→ **SHORT EXERCISE**:
Write out the full listing exactly as given, minus the images.

-- BEGIN STORED DATA --

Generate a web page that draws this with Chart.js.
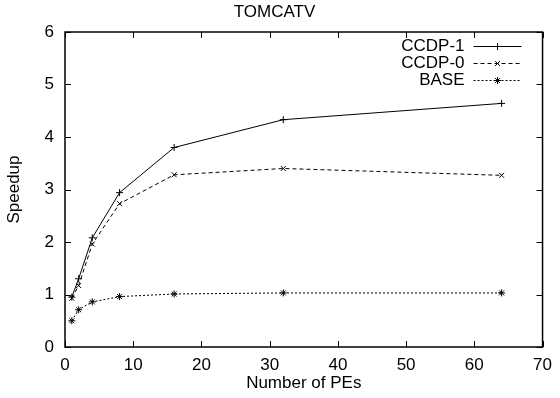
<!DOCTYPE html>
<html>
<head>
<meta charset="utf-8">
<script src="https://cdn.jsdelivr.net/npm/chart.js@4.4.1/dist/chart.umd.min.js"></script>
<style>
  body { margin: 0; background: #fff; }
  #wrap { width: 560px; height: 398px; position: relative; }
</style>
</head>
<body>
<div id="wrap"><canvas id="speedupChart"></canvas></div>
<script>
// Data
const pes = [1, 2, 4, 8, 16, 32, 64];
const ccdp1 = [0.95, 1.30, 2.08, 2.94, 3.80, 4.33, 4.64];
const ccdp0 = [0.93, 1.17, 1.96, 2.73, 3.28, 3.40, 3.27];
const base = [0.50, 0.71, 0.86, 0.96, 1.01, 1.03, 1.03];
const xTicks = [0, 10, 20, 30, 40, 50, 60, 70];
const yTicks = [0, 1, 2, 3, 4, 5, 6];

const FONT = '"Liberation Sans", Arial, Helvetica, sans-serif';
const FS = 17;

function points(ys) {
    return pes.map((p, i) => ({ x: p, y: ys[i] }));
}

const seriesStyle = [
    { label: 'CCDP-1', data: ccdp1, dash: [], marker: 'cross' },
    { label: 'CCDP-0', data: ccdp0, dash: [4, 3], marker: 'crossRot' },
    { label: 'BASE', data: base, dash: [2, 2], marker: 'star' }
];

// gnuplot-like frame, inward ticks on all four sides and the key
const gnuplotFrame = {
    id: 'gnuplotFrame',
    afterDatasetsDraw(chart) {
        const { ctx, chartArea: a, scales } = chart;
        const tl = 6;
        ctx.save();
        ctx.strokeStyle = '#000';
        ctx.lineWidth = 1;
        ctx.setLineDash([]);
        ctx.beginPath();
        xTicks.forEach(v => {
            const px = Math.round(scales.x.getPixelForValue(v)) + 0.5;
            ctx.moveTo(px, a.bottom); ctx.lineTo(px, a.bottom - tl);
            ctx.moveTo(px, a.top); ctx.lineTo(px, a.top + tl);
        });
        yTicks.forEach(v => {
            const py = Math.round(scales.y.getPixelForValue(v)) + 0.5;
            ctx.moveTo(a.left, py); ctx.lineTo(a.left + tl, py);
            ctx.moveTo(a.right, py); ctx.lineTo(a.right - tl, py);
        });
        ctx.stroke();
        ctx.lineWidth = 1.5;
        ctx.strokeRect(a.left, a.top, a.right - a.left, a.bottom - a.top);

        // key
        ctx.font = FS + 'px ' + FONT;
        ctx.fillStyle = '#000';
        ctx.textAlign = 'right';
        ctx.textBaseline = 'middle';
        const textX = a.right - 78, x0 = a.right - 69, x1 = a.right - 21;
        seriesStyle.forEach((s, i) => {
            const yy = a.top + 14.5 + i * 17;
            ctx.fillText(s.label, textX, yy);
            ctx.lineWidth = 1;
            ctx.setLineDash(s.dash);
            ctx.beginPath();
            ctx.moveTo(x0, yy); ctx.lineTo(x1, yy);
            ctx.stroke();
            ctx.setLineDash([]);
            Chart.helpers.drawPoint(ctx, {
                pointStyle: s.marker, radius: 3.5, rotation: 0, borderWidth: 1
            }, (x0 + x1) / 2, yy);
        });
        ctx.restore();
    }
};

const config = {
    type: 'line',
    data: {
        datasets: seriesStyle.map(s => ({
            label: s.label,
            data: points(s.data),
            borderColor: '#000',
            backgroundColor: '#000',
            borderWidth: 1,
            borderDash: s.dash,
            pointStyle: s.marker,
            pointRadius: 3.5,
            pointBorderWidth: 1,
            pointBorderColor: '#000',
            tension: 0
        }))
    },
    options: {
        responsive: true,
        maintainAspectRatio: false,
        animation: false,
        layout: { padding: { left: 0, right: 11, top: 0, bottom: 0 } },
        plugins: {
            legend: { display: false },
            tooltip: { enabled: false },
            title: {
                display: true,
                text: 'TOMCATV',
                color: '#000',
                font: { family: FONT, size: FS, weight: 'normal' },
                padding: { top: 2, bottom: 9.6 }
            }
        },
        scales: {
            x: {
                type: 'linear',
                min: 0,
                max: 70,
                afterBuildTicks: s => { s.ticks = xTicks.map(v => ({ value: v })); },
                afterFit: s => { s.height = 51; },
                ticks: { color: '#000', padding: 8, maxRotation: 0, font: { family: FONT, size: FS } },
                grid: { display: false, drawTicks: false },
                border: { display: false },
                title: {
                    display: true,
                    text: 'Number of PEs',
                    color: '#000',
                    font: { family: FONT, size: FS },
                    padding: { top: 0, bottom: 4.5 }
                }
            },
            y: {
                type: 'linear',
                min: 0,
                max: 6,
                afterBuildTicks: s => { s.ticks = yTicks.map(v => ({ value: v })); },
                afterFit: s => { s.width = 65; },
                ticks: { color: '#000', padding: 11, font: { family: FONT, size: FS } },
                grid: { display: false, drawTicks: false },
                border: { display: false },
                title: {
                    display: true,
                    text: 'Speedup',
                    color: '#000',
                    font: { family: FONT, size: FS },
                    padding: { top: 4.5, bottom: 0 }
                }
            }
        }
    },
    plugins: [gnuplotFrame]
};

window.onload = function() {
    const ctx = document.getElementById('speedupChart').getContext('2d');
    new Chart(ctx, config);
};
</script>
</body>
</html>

-- END STORED DATA --

→ **EXERCISE OUTPUT**:
Generate a web page that draws this with Chart.js.
<!DOCTYPE html>
<html>
<head>
<meta charset="utf-8">
<script src="https://cdn.jsdelivr.net/npm/chart.js@4.4.1/dist/chart.umd.min.js"></script>
<style>
  body { margin: 0; background: #fff; }
  #wrap { width: 560px; height: 398px; position: relative; }
</style>
</head>
<body>
<div id="wrap"><canvas id="speedupChart"></canvas></div>
<script>
// Data
const pes = [1, 2, 4, 8, 16, 32, 64];
const ccdp1 = [0.95, 1.30, 2.08, 2.94, 3.80, 4.33, 4.64];
const ccdp0 = [0.93, 1.17, 1.96, 2.73, 3.28, 3.40, 3.27];
const base = [0.50, 0.71, 0.86, 0.96, 1.01, 1.03, 1.03];
const xTicks = [0, 10, 20, 30, 40, 50, 60, 70];
const yTicks = [0, 1, 2, 3, 4, 5, 6];

const FONT = '"Liberation Sans", Arial, Helvetica, sans-serif';
const FS = 17;

function points(ys) {
    return pes.map((p, i) => ({ x: p, y: ys[i] }));
}

const seriesStyle = [
    { label: 'CCDP-1', data: ccdp1, dash: [], marker: 'cross' },
    { label: 'CCDP-0', data: ccdp0, dash: [4, 3], marker: 'crossRot' },
    { label: 'BASE', data: base, dash: [2, 2], marker: 'star' }
];

// gnuplot-like frame, inward ticks on all four sides and the key
const gnuplotFrame = {
    id: 'gnuplotFrame',
    afterDatasetsDraw(chart) {
        const { ctx, chartArea: a, scales } = chart;
        const tl = 6;
        ctx.save();
        ctx.strokeStyle = '#000';
        ctx.lineWidth = 1;
        ctx.setLineDash([]);
        ctx.beginPath();
        xTicks.forEach(v => {
            const px = Math.round(scales.x.getPixelForValue(v)) + 0.5;
            ctx.moveTo(px, a.bottom); ctx.lineTo(px, a.bottom - tl);
            ctx.moveTo(px, a.top); ctx.lineTo(px, a.top + tl);
        });
        yTicks.forEach(v => {
            const py = Math.round(scales.y.getPixelForValue(v)) + 0.5;
            ctx.moveTo(a.left, py); ctx.lineTo(a.left + tl, py);
            ctx.moveTo(a.right, py); ctx.lineTo(a.right - tl, py);
        });
        ctx.stroke();
        ctx.lineWidth = 1.5;
        ctx.strokeRect(a.left, a.top, a.right - a.left, a.bottom - a.top);

        // key
        ctx.font = FS + 'px ' + FONT;
        ctx.fillStyle = '#000';
        ctx.textAlign = 'right';
        ctx.textBaseline = 'middle';
        const textX = a.right - 78, x0 = a.right - 69, x1 = a.right - 21;
        seriesStyle.forEach((s, i) => {
            const yy = a.top + 14.5 + i * 17;
            ctx.fillText(s.label, textX, yy);
            ctx.lineWidth = 1;
            ctx.setLineDash(s.dash);
            ctx.beginPath();
            ctx.moveTo(x0, yy); ctx.lineTo(x1, yy);
            ctx.stroke();
            ctx.setLineDash([]);
            Chart.helpers.drawPoint(ctx, {
                pointStyle: s.marker, radius: 3.5, rotation: 0, borderWidth: 1
            }, (x0 + x1) / 2, yy);
        });
        ctx.restore();
    }
};

const config = {
    type: 'line',
    data: {
        datasets: seriesStyle.map(s => ({
            label: s.label,
            data: points(s.data),
            borderColor: '#000',
            backgroundColor: '#000',
            borderWidth: 1,
            borderDash: s.dash,
            pointStyle: s.marker,
            pointRadius: 3.5,
            pointBorderWidth: 1,
            pointBorderColor: '#000',
            tension: 0
        }))
    },
    options: {
        responsive: true,
        maintainAspectRatio: false,
        animation: false,
        layout: { padding: { left: 0, right: 11, top: 0, bottom: 0 } },
        plugins: {
            legend: { display: false },
            tooltip: { enabled: false },
            title: {
                display: true,
                text: 'TOMCATV',
                color: '#000',
                font: { family: FONT, size: FS, weight: 'normal' },
                padding: { top: 2, bottom: 9.6 }
            }
        },
        scales: {
            x: {
                type: 'linear',
                min: 0,
                max: 70,
                afterBuildTicks: s => { s.ticks = xTicks.map(v => ({ value: v })); },
                afterFit: s => { s.height = 51; },
                ticks: { color: '#000', padding: 8, maxRotation: 0, font: { family: FONT, size: FS } },
                grid: { display: false, drawTicks: false },
                border: { display: false },
                title: {
                    display: true,
                    text: 'Number of PEs',
                    color: '#000',
                    font: { family: FONT, size: FS },
                    padding: { top: 0, bottom: 4.5 }
                }
            },
            y: {
                type: 'linear',
                min: 0,
                max: 6,
                afterBuildTicks: s => { s.ticks = yTicks.map(v => ({ value: v })); },
                afterFit: s => { s.width = 65; },
                ticks: { color: '#000', padding: 11, font: { family: FONT, size: FS } },
                grid: { display: false, drawTicks: false },
                border: { display: false },
                title: {
                    display: true,
                    text: 'Speedup',
                    color: '#000',
                    font: { family: FONT, size: FS },
                    padding: { top: 4.5, bottom: 0 }
                }
            }
        }
    },
    plugins: [gnuplotFrame]
};

window.onload = function() {
    const ctx = document.getElementById('speedupChart').getContext('2d');
    new Chart(ctx, config);
};
</script>
</body>
</html>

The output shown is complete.